Thursday, December 11, 2014

UN Science Advisory Board to Member States: "Help us to increase science's profile"

While the European Commission decided to scrap the post of Chief Scientific Advisor, the Secretary-General of the United Nations nominated 26 of them in a UN Scientific Avisory Board (SAB). It met for the first time in Berlin on 30-31 January 2014 and today in Paris at UNESCO, who co-chairs the SAB and hosts its secretariat.

The Boad is co-chaired by Zakri Abdul Hamid, the Sience Advisor to the Prime Minister of Malaysia (twitter: @ZakriZAH). Malaysia will host the third SAB meeting end of May 2014, followed by the Russian Federation.

Hamid said that Ban Ki Moon had asked the SAB for 5 deliverables, meaning 5 advice reports:
  1. on how Science, Technology and Innovation (STI) can be used to achieve the Sustainable Development Goals (SDG) that the United Nations will define end of 2015
  2. to feed into the Global Report on Sustainable Development that the Secretary General will present to the United Nations end of 2015 when they will adopt the SDGs 
  3. on the necessary means to implement the SDGs (hot topic, because it's about money)
  4. on how to make use of the data revolution (explosion of data thanks to modern and mobile technology) to check whether development is actually improving
  5. on how to deal with climate change (to advise the international community which will try to come to a new climate agreement in Paris in December 2015).
In the day and a half the SAB Members met in Paris they discussed a work programme for 2015. Maria Ivanova, Co-Director of the Boston Center for Governance and Sustainability (twitter: @mivanova), mentioned 3 particular challenges they had defined:

  1. Should we engage other scientists and how?
  2. How can the scientific community define relevant reports?
  3. To improve the science-policy nexus we need to understand what this nexus is. How do we operationalize it?
With regard to the data revolution Susan Avery, Director of the Woods Hole Oceanographic Institution, spoke about the SAB's discussion about the UN Report "A World That Counts". Nowadays there are so many data available to monitor development that the challenge is no longer to find them but how to select them. And once selected, it requires sophisticated scientific models to aggregate them into insightful and relevant conclusions about how well a community or a region is developing. Key challenges are for example: interoperability of existing local observance systems for a completer overview, open access to data for researchers and privacy protection.

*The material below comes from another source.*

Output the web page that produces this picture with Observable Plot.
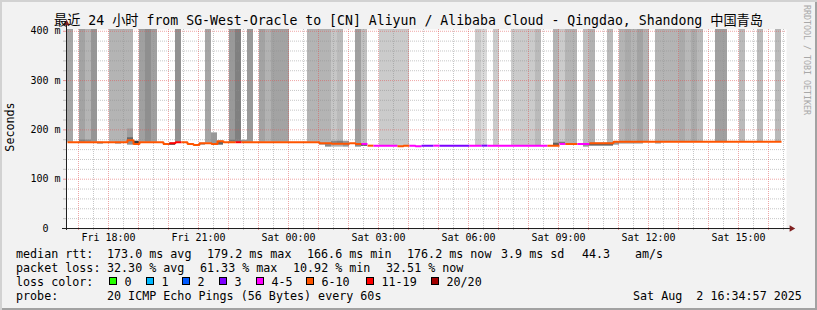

With regard to the implementation of development goals Tanya Abrahamse, CEO of the South African National Biodiversity Institute, mentioned several relevant questions such as: what kind of new human capital do we need to deliver? Where do we find the financial resources? How can we transfer technology from places where it is available to places where it is needed? And which existing or future partnerships could be helpful in this regard?

I asked how the SAB would capitalize on available expertise in UNESCO's scientific programmes on water, oceans, biodiversity, fundamental science and social sciences. The Director-General answered that the SAB's mandate was not to look into specific topics of a specific UN organization but rather to look at the broader systemic aspects of global and regional developmental challenges. It must provide the analytical overview necessary to overcome scientific and governmental silo's to identify sustainable solutions.

The Director-General added however that UNESCO could provide input for the SAB debates, and the members of the SAB seemed eager to engage with Member States and their scientific communities. To my delightment Maria Ivanova even turned the question around: "The question is not how we can help UNESCO to raise its scientific profile, but how can you Member States help us to raise the profile of science!"

Clearly, the first step towards this encounter between national science communities and Ban Ki Moon's Science Advisors has been taken. I encourage both scientific institutions, NGO's and governments to take the next ones. I am confident that two things will be very useful in this inclusive process of supporting the world's development agenda: social media and the short & easy updates the UN SAB will hopefully post on their website from time to time.